Relationship counsellor Simone Bose tells me that many of her clients will see themselves in the romantic travails of fictional characters. It stems, Bose tells me, from the kind of storytelling we’re introduced to as young people – those fairytales and children’s films that inform our ideas of love and romance. It’s common to sanctify a previous partner – and particularly a first love – if they’ve come to represent all of those things for you. “It’s easy to start believing that this person was the love of your life or your soulmate,” she says. “And it can be really hard to let [it] go if there wasn’t a happy ending. All of the rational reasons you broke up disappear, and the romantic part of it takes over.”
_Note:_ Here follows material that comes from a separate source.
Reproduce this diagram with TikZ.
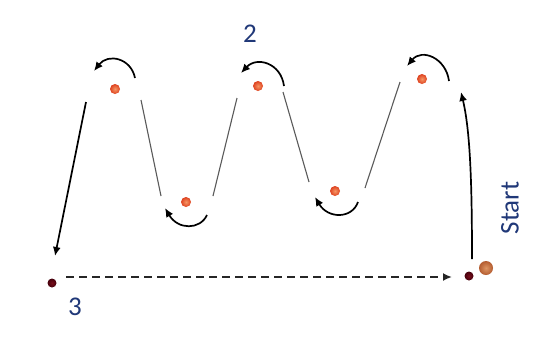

Pining over an ex often becomes, then, a desire to figure something out. Why didn’t it work? What could we have done differently? Was it me? This certainly chimes with the character of Carrie – a woman who’s made a career of perennially asking questions about her love life. Aidan 3.0 may indeed be her latest quixotic inquisition. But does recycling a relationship actually work in real life? Bose says only if you actually do something differently in it.
“You have to do a lot of hard work and you’d have to take a lot of responsibility for your own actions,” she says. “Going back to an ex can be successful – I’ve seen it happen – but if you just do the same thing again, it won’t. You have to learn something from your first time around or the second is doomed.”
Often, she adds, a second stab at love can even be psychologically useful, whether it ends in wedding bells and dashes to the airport or not. “Sometimes you have to go back to know that it doesn’t work, or to get a sort of closure. If we can find meaning in why something ended, it’s easier to get over it.”
Perhaps a whole new generation of women will be looking at their exes anew after Aidan returns this summer. But would he and Carrie work in the real world a third time around? After all, we all love an on-again-off-again relationship, don’t we? “In my professional experience,” Bose sighs. “I haven’t noticed that those turn out very well.” And just like that… maybe you shouldn’t call up your ex.